1. How much have net metering costs raised consumer prices under the 2.5% cap?
And 2. What does PG&E project would be the cost increase under a 10% cap?
That is the information that the CPUC was required to determine before the cap was raised. The cost benefit analysis has not been conducted, and we would still like to see just how much it will cost our customers. We believe it’s very important to look at the data before decisions on cap increases are made. The CPUC report on the costs and benefits of solar is due early next year.
3. What specifically does PG&E want for "performance standards"?
We want to make sure that if we’re going to head down the path of a solar program that we get what we think we’re going to get. We need have some reasonable assurances that the program is going to work.
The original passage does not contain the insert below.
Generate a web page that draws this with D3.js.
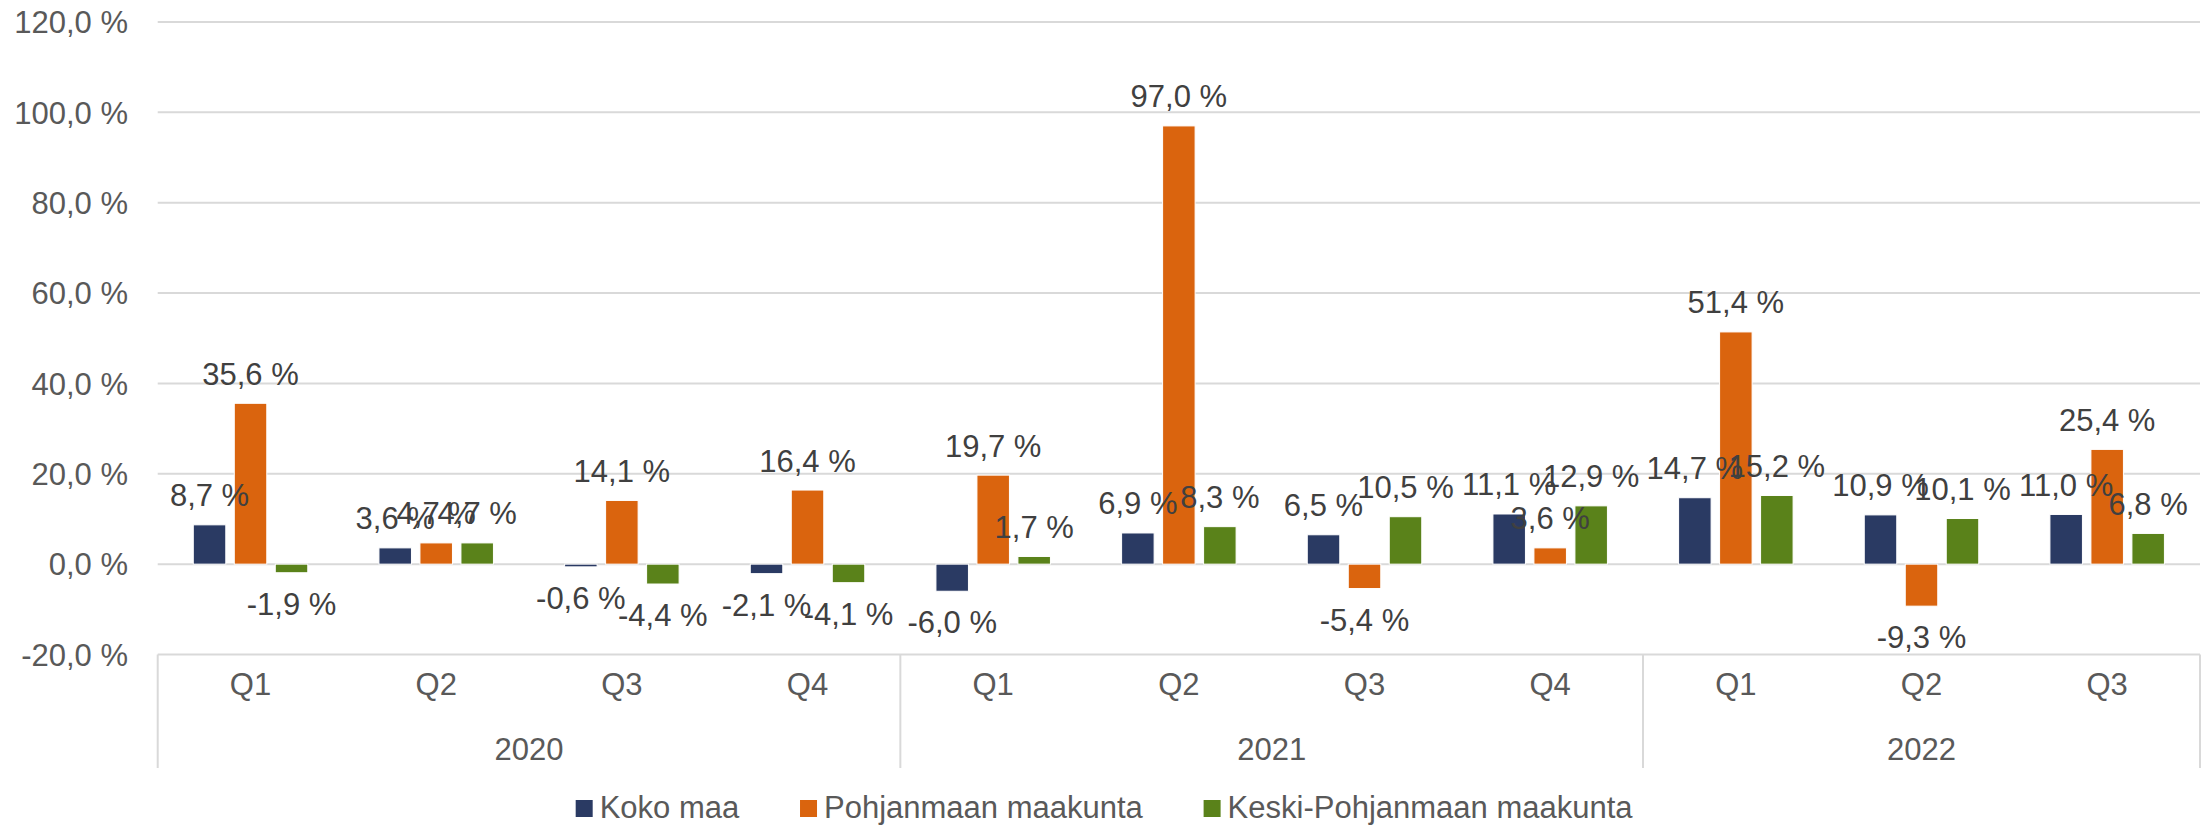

We would like to have firm deadlines for the projects to come online; performance assurance to protect against system operation and reliability costs associated with procurement planning should a program fail to materialize and commission authorization to establish other terms and conditions that are reasonable to ensure that the FIT program results in reliable renewable energy delivery.
4. Doesn't the logic of avoiding increases to customer prices under net metering also apply under feed-in tariffs?
Yes it does if you're overpaying for power as we are with the full retail credit we currently pay NEM customers. It is important to make sure the price is fair and that we get the renewable energy attributes, meaning that this power counts towards our renewable portfolio standards requirements.